- DO THIS: Retype nothing but the lines from the start of the material up to and including the line with "const FIRST_YEAR = 1900;". Pictures don't belong in the copy.

- GIVEN DATA:
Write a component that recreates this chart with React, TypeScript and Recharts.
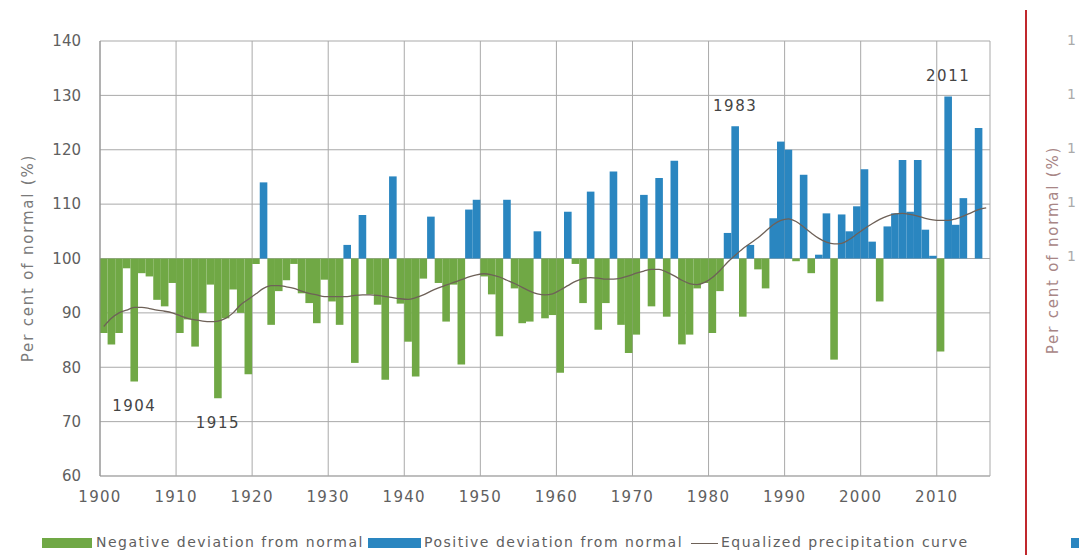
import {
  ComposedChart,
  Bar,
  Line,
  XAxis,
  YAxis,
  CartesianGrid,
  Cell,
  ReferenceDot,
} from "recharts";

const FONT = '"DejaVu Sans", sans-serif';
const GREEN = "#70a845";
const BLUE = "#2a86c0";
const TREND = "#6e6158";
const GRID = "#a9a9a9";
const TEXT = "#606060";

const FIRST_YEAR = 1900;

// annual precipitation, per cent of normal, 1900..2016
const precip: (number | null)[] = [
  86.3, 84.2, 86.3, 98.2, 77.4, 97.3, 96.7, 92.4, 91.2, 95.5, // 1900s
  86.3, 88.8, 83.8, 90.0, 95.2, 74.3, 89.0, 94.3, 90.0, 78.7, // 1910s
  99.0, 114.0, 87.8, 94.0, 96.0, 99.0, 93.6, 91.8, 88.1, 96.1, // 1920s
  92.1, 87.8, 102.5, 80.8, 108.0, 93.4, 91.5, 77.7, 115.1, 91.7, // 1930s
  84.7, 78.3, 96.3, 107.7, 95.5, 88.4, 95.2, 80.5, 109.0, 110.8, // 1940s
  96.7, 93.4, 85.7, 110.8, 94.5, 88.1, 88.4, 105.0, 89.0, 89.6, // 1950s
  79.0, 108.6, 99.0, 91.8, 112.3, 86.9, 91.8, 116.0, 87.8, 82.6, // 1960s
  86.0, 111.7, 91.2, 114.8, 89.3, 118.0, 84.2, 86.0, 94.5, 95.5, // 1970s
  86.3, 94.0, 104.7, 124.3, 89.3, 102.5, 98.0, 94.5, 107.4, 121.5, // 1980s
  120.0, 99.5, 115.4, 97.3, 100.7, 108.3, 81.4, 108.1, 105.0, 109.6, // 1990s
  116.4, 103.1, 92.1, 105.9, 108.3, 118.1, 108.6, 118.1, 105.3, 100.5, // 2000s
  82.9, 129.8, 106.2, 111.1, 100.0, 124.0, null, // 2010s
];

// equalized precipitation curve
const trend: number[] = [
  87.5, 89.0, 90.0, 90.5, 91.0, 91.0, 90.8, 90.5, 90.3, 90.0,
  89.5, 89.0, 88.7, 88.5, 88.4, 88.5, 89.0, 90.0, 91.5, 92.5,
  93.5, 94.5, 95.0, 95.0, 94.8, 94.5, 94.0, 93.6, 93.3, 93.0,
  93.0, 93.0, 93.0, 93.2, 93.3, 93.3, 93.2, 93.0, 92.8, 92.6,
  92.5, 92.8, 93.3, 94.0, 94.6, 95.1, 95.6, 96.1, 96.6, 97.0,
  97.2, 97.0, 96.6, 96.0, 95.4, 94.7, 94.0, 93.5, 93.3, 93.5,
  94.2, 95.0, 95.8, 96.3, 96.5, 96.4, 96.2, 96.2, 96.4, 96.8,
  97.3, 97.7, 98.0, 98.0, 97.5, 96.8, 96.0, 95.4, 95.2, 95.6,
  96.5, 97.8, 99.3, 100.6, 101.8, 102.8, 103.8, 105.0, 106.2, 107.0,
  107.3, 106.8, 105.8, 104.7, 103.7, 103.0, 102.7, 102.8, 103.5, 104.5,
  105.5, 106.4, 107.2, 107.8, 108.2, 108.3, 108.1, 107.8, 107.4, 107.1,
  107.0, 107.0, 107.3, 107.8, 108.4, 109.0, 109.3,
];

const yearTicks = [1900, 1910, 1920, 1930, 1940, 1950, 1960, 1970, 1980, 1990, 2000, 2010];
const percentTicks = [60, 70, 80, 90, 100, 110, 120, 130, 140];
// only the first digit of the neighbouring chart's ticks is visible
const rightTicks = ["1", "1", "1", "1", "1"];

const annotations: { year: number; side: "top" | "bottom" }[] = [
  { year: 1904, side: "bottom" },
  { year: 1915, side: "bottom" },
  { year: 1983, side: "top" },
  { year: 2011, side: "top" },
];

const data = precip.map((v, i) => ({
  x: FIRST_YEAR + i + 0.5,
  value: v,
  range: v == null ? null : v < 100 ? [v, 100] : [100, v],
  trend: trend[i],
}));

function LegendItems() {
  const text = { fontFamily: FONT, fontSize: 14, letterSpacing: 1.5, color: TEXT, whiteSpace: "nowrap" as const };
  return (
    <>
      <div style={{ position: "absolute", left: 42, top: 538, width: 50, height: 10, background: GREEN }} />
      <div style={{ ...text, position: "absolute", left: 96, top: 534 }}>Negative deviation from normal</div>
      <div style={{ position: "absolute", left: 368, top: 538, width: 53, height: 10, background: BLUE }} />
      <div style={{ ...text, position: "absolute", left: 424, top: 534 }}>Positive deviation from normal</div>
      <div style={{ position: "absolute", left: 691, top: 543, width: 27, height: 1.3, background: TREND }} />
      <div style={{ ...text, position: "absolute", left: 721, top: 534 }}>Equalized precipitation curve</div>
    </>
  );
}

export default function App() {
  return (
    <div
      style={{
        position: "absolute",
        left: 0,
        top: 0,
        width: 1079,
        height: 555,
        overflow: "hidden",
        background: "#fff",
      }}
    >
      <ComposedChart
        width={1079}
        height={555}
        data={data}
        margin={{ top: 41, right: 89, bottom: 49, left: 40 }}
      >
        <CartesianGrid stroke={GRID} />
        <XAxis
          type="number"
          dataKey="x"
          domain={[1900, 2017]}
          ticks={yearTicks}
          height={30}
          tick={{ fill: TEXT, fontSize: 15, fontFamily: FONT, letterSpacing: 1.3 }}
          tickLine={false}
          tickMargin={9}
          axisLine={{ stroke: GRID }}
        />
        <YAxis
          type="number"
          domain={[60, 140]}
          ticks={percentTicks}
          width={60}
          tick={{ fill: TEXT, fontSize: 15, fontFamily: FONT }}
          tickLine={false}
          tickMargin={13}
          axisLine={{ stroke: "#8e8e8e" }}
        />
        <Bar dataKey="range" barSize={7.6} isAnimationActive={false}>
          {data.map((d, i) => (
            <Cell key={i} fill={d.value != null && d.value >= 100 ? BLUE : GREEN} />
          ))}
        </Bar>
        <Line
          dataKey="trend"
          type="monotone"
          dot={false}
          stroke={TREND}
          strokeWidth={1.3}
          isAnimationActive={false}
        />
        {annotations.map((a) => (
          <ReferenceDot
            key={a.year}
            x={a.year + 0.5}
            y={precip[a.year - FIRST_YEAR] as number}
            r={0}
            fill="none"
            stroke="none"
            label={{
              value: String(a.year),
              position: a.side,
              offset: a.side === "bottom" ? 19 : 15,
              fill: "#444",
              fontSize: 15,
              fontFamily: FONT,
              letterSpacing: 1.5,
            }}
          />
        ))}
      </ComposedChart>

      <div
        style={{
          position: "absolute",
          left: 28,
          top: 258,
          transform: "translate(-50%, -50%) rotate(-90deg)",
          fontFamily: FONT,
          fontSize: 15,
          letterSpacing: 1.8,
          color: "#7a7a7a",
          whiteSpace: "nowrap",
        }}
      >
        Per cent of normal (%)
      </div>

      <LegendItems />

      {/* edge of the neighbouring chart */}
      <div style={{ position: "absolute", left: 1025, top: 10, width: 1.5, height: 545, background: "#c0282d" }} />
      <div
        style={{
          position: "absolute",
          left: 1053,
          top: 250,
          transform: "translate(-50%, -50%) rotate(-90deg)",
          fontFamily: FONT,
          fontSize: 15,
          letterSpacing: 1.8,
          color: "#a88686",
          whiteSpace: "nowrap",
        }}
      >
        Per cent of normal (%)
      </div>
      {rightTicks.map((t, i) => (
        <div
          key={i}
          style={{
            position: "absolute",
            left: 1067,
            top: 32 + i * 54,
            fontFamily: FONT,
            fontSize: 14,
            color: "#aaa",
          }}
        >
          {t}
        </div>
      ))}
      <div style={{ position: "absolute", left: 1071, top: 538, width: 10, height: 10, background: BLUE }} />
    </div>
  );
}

- RESPONSE:
Write a component that recreates this chart with React, TypeScript and Recharts.
import {
  ComposedChart,
  Bar,
  Line,
  XAxis,
  YAxis,
  CartesianGrid,
  Cell,
  ReferenceDot,
} from "recharts";

const FONT = '"DejaVu Sans", sans-serif';
const GREEN = "#70a845";
const BLUE = "#2a86c0";
const TREND = "#6e6158";
const GRID = "#a9a9a9";
const TEXT = "#606060";

const FIRST_YEAR = 1900;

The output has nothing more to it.